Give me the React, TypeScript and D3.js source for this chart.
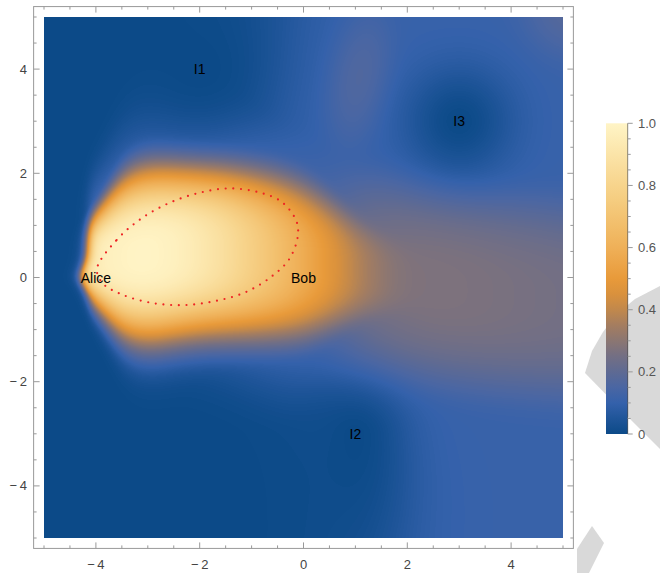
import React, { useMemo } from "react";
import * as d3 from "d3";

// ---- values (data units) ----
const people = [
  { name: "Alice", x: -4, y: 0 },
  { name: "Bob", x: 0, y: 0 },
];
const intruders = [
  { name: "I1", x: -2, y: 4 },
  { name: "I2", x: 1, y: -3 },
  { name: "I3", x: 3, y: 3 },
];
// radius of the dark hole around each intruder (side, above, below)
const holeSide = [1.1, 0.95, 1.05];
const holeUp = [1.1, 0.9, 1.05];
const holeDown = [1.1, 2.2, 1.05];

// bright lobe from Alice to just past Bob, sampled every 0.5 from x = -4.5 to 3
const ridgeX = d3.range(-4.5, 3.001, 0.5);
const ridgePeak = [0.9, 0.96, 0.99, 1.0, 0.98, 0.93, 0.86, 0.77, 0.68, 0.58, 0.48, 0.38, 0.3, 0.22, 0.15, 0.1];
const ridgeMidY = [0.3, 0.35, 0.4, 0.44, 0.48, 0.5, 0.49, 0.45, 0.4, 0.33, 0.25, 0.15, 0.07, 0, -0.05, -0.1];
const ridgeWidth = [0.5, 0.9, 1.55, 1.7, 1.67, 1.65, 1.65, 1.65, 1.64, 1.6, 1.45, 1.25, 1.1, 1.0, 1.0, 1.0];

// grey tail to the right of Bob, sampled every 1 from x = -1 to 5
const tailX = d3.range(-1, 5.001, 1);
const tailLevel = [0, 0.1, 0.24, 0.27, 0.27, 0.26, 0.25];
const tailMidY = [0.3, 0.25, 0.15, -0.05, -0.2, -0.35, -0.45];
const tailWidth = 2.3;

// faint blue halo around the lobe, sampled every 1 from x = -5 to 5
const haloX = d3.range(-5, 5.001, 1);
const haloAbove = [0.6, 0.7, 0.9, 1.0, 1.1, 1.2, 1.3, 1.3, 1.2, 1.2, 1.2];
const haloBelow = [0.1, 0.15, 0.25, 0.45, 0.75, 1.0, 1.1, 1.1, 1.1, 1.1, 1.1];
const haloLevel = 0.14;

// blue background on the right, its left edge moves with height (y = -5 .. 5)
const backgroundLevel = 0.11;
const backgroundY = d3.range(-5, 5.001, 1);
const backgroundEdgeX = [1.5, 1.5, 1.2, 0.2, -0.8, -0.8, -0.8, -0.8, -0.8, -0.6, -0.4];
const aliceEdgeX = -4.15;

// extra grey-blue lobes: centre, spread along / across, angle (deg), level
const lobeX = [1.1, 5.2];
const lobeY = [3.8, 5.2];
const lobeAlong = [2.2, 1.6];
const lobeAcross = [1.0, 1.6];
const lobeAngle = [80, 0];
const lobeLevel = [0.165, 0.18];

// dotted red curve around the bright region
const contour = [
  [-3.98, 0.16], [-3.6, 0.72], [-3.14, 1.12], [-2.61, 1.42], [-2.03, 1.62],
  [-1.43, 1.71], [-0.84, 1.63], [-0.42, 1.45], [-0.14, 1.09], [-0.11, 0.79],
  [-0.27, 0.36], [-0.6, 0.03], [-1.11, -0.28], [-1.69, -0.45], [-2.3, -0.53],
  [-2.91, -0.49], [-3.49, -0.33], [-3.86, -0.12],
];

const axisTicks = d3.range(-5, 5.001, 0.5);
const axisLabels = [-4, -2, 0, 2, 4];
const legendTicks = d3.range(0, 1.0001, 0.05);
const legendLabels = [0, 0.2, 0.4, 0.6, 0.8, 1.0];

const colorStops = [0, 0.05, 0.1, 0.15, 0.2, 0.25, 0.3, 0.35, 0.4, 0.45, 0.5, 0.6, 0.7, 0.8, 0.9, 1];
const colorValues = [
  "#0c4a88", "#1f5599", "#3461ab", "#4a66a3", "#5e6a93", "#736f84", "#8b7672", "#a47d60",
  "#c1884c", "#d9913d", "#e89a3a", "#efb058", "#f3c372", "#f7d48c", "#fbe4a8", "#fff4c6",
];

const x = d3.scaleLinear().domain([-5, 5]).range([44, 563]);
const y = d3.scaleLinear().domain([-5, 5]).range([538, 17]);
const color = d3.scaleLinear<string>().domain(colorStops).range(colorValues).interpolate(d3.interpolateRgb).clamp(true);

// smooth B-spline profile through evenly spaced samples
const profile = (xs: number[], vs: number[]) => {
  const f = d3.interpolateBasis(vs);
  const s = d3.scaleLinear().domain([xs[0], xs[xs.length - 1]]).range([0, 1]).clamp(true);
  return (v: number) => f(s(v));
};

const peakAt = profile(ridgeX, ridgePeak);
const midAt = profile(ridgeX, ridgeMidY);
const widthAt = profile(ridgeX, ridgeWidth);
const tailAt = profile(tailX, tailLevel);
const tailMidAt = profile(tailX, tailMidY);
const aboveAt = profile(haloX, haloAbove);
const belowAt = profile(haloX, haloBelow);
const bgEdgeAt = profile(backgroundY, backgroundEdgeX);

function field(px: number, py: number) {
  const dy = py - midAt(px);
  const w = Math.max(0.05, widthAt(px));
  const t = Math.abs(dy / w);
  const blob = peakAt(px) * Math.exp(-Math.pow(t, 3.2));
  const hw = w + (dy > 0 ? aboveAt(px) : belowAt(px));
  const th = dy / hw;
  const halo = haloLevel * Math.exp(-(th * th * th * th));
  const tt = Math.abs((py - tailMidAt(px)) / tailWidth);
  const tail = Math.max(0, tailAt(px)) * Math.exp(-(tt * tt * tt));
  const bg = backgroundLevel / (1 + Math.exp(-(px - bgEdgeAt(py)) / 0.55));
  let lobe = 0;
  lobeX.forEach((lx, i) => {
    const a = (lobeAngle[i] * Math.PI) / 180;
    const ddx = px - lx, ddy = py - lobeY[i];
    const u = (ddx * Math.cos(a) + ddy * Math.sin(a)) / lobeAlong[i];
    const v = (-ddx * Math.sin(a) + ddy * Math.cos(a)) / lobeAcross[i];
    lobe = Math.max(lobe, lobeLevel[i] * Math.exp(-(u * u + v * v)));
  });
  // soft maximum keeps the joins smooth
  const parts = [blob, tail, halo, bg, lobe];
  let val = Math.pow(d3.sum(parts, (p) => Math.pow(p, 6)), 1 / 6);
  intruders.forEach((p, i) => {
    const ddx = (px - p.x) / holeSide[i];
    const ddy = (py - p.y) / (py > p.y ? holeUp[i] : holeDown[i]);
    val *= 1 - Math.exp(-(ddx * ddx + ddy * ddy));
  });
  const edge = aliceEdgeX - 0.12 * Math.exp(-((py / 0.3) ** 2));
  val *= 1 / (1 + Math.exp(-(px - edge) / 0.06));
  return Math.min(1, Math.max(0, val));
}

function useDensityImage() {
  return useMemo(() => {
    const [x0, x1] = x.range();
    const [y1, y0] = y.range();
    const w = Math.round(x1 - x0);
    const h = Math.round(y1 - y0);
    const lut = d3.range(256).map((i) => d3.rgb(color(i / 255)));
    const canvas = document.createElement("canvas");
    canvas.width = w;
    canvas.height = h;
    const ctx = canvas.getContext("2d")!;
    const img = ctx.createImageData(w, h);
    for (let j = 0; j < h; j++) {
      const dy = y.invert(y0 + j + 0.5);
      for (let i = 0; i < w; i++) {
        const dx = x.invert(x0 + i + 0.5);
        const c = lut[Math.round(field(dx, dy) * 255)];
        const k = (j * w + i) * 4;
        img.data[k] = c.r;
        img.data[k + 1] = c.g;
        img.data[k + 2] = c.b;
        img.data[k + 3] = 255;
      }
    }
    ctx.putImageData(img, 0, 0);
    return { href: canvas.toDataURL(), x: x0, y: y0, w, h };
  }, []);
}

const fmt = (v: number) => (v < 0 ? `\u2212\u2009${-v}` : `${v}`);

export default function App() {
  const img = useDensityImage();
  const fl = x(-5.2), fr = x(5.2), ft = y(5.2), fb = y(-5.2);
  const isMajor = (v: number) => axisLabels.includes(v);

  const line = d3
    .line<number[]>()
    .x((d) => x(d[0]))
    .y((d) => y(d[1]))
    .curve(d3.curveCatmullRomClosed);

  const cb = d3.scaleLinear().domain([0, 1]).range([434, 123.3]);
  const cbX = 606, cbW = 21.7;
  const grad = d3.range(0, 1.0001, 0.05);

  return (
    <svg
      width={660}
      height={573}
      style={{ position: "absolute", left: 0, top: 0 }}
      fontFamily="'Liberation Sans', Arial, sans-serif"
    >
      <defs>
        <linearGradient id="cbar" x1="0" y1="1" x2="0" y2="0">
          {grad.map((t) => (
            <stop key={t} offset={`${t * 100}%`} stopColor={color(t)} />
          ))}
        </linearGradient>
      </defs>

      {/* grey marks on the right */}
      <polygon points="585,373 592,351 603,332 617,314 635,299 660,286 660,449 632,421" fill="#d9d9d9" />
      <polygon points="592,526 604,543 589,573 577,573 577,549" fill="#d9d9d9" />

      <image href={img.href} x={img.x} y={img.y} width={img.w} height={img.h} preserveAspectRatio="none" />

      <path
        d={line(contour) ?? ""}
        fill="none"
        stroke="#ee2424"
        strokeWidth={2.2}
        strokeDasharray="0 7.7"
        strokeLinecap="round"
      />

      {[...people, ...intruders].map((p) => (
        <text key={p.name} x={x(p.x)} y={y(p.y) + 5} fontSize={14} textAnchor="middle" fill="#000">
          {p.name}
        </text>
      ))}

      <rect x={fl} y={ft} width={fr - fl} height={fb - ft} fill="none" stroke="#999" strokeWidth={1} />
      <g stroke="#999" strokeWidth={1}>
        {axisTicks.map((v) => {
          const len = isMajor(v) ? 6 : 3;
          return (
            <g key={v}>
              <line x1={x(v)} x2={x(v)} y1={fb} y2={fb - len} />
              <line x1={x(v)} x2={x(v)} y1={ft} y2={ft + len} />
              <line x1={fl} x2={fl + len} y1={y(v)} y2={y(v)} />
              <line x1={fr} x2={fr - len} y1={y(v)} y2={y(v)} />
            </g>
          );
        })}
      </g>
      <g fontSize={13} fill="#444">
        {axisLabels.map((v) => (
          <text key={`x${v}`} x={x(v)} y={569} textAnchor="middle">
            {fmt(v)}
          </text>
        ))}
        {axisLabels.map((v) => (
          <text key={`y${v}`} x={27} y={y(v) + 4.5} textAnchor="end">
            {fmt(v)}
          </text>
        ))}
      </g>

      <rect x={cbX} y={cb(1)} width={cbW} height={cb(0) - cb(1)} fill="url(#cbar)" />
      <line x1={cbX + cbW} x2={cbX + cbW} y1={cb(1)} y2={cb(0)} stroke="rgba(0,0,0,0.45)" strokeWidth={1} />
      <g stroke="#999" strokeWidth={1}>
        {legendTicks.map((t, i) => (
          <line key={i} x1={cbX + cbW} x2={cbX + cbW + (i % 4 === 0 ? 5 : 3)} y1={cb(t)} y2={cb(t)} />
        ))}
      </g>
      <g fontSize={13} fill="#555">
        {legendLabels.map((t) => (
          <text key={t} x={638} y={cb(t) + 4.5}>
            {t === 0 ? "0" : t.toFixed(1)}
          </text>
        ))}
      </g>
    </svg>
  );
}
-.-.-
> _SET TASK_: Restate the data word for word from its first line through the line with "import * as", leaving out any picture along the way.

> _FINISHED EXERCISE_:
Give me the React, TypeScript and D3.js source for this chart.
import React, { useMemo } from "react";
import * as d3 from "d3";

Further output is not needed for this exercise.